Financement de la santé basé sur la cotisation en nature : L’exemple de Kédougou

 

Par Ibrahima DIABEKHATE – Dans la région de Kédougou, le financement de la santé à travers leurs ressources naturelles est une réalité. Elle a abrité la semaine dernière, une série d’ateliers sur «l’identification et la mise en pratique des Mécanismes endogènes de financement de la santé». Il s’agit d’un cycle d’ateliers de réflexion sur la faisabilité des «Mécanismes endogènes de financement de la santé (Mefs)» : il est question de participations en nature, la mise en valeur d’un champ collectif qui englobe les producteurs, transformateurs, chambres de commerce, chefs de village, mutualistes, autorités administratives et sanitaires. C’est une façon de réduire la dépendance des populations à l’argent pour financer leur santé dans une région aussi pauvre que Kédougou. C’est très simple : ces mécanismes qui répondent à leur contexte, leur culture et leurs possibilités, tournent autour de la collecte de produits naturels comme le karité, le maad, le bouye, le foin, la paille.

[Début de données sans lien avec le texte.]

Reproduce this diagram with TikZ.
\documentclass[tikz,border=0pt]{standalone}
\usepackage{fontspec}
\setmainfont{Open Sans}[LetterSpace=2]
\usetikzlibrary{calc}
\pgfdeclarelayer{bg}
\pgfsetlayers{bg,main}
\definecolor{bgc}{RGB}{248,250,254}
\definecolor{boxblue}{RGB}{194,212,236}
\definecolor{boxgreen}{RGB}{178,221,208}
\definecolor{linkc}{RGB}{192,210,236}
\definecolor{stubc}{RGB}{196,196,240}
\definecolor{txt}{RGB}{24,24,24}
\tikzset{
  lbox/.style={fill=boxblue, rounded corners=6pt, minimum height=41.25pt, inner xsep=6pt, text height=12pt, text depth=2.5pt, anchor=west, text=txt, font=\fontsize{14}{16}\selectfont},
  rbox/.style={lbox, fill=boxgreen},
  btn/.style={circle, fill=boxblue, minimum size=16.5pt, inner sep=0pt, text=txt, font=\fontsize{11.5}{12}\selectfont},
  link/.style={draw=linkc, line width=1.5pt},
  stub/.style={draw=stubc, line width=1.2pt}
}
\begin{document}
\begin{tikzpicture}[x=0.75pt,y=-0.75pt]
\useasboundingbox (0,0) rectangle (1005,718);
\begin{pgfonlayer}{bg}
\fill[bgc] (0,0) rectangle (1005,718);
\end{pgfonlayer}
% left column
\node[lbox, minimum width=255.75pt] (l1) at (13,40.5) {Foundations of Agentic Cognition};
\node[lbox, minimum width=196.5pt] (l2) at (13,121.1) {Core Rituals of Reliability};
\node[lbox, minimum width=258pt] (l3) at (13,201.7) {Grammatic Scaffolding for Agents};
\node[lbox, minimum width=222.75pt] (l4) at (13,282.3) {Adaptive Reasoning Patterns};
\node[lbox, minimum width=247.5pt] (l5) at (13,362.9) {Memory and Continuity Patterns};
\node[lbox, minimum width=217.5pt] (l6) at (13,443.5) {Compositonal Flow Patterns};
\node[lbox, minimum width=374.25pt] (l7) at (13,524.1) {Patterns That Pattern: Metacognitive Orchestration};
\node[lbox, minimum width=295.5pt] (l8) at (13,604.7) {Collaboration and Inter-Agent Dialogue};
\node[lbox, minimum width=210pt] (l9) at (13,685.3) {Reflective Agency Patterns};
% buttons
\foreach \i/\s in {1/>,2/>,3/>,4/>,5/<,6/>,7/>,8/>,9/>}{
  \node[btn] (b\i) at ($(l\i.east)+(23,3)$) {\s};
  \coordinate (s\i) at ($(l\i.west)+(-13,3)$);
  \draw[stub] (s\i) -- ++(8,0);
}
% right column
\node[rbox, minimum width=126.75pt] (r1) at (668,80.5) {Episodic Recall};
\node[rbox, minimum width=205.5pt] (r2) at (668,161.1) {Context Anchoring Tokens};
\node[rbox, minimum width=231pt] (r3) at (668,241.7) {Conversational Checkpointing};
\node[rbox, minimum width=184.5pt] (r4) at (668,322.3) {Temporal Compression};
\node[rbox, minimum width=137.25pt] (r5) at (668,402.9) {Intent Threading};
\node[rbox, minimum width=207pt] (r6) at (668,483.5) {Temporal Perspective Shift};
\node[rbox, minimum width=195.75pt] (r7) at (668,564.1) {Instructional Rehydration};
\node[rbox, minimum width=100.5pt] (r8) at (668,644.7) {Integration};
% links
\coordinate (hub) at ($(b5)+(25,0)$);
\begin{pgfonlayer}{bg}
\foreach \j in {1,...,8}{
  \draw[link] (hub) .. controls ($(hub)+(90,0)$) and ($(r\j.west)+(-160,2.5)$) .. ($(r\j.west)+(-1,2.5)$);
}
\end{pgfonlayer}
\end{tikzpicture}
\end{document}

L’Ong Cicodev Afrqiue, en collaboration avec l’Agence régionale de la Cmu de Kédougou et les mutuelles de santé, a parcouru les localités de Dakatély, Dar Salam (département de Salémata), Bembou, Sabodala (département de Saréya), Bandafassi et Fongolémbi (département de Kédougou), où le succès est palpable. «A Kédougou, les populations nous ont dit qu’elles n’avaient pas toujours de l’argent liquide pour payer leurs adhésions et cotisations aux mutuelles de santé. Mais qu’elles avaient des produits issus de leurs activités agricoles : du fonio, du madd, des nattes, de la poudre de pain de singe, etc., qu’elles étaient prêtes à donner en contrepartie de leurs frais d’adhésion et de cotisations aux mutuelles de santé. Nous sommes convaincus que seuls les Mécanismes endogènes de financement de la santé peuvent nous permettre d’atteindre notre objectif de taux de Couverture nationale de 75%. Il nous faut donc identifier ces Mefs, les reconnaître et les institutionnaliser», a déclaré le Directeur exécutif de Cicodev Afrique, Amadou Kanouté.
Au Sénégal, les comptes nationaux de la santé révèlent que les ménages contribuent à hauteur de 52% aux frais de santé. Ces contributions reposent sur une minorité de citoyens qui ont la capacité de couvrir leurs frais de santé et ceux de leurs familles. Ce constat exclut naturellement une grande majorité de citoyens qui, même s’ils sont pauvres, sont pour autant capables de produire pour subvenir à leurs besoins essentiels. Il suffit juste que des mécanismes soient mis en place pour les aider à valoriser leurs capacités productives et, avec les ressources ainsi générées, pouvoir adhérer aux mutuelles de santé. Aujourd’hui, il y a une adhésion massive des populations et aussi des élus locaux de Kédougou, qui se sont «engagés à faire des délibérations pour octroyer des terres, champs collectifs aux populations qui en feront la demande» et à octroyer d’importantes sommes d’argent allant de 100 mille à 2 millions F Cfa pour l’achat de semences, entre autres. «La stratégie des Mefs est une démarche innovante pour un financement efficient de la santé. Cette dernière étant une compétence transférée, il nous faut saisir l’opportunité des Mefs pour asseoir un système de santé adéquatement ressourcé», renchérit Souhaibou Ba, maire de Dakatély. «(…) C’est important pour l’Etat de voir les mutuelles fonctionner pleinement. Un Etat a toujours besoin de partenaires engagés comme Cicodev Afrique pour mettre en œuvre sa politique publique», enchaîne Mbaye Seck, adjoint au sous-préfet de Bembou.
Directeur de l’Agence régionale de la Couverture maladie universelle à Kédougou, Ousseynou Diop soutient : «Avec l’appui de Cicodev Afrique, la Cmu dispose pour la première fois, d’un partenaire constant qui ne cesse de nous pousser à mener des actions pour atteindre nos objectifs.»